Traceback (most recent call last):
File "train.py", line 202, in
lr=args.lr, device=device, img_scale=args.scale, val_percent=args.val / 100)
File "train.py", line 95, in train_net
scaled_loss.backward()
File "D:\ProgramData\Anaconda3\envs\UNet3plus\lib\contextlib.py", line 119, in exit
next(self.gen)
File "D:\ProgramData\Anaconda3\envs\UNet3plus\lib\site-packages\apex\amp\handle.py", line 123, in scale_loss
optimizer._post_amp_backward(loss_scaler)
File "D:\ProgramData\Anaconda3\envs\UNet3plus\lib\site-packages\apex\amp_process_optimizer.py", line 249, in post_backward_no_master_weights
post_backward_models_are_masters(scaler, params, stashed_grads)

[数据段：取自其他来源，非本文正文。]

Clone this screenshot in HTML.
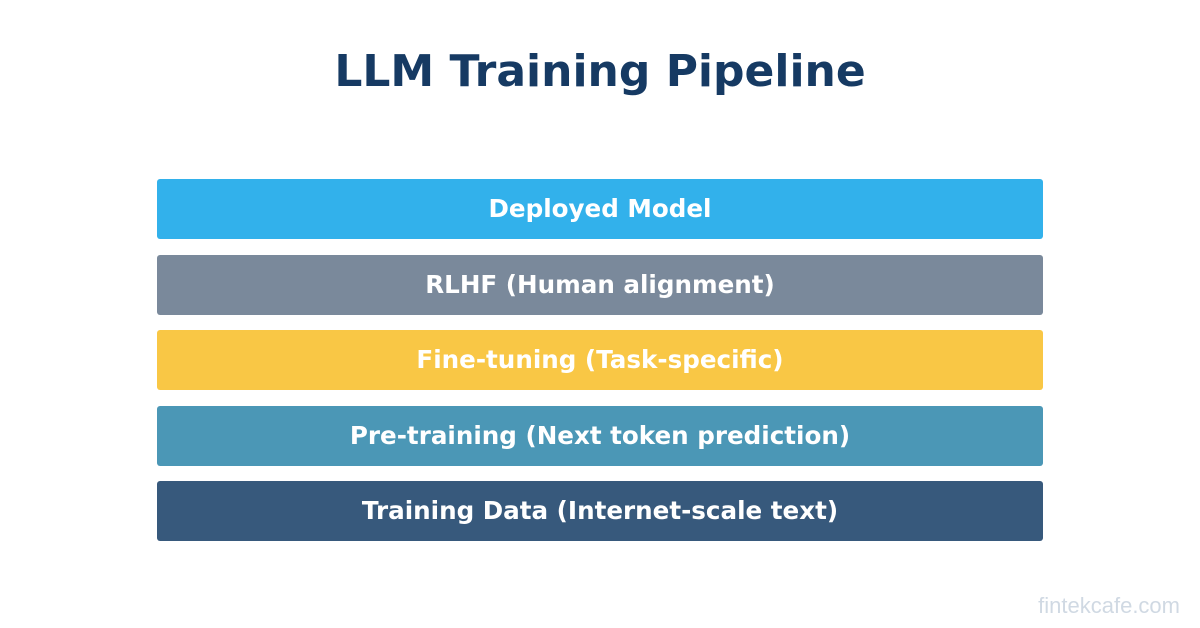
<!DOCTYPE html>
<html><head><meta charset="utf-8"><style>
body{margin:0;width:1200px;height:628px;background:#fff;position:relative;overflow:hidden;font-family:"DejaVu Sans",sans-serif}
h1{position:absolute;top:44px;left:0;width:1200px;margin:0;text-align:center;font-size:44px;font-weight:bold;color:#163a63;line-height:56px}
.b{position:absolute;left:157px;width:886px;height:60px;border-radius:3px;color:#fff;font-weight:bold;font-size:24.6px;text-align:center;line-height:60px}
.w{position:absolute;right:20px;top:593px;font-family:"Liberation Sans",sans-serif;font-size:22px;color:#d0d9e3}
</style></head><body>
<h1>LLM Training Pipeline</h1>
<div class="b" style="top:179px;background:#32b1eb">Deployed Model</div>
<div class="b" style="top:254.5px;background:#7a899b">RLHF (Human alignment)</div>
<div class="b" style="top:330px;background:#f9c745">Fine-tuning (Task-specific)</div>
<div class="b" style="top:405.5px;background:#4b97b6">Pre-training (Next token prediction)</div>
<div class="b" style="top:481px;background:#37597c">Training Data (Internet-scale text)</div>
<div class="w">fintekcafe.com</div>
</body></html>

File "D:\ProgramData\Anaconda3\envs\UNet3plus\lib\site-packages\apex\amp_process_optimizer.py", line 135, in post_backward_models_are_masters
scale_override=(grads_have_scale, stashed_have_scale, out_scale))
File "D:\ProgramData\Anaconda3\envs\UNet3plus\lib\site-packages\apex\amp\scaler.py", line 183, in unscale_with_stashed
out_scale/grads_have_scale,
ZeroDivisionError: float division by zero
epochs跑到2次,就报这个错误,查到网上说将lr改小一个等级,就可以。我把lr从0.01 改成 0.001,到了26epoch又报这个错误。
请问,是否有其他方法消除这个错误?以及这个错误由什么引起的?谢谢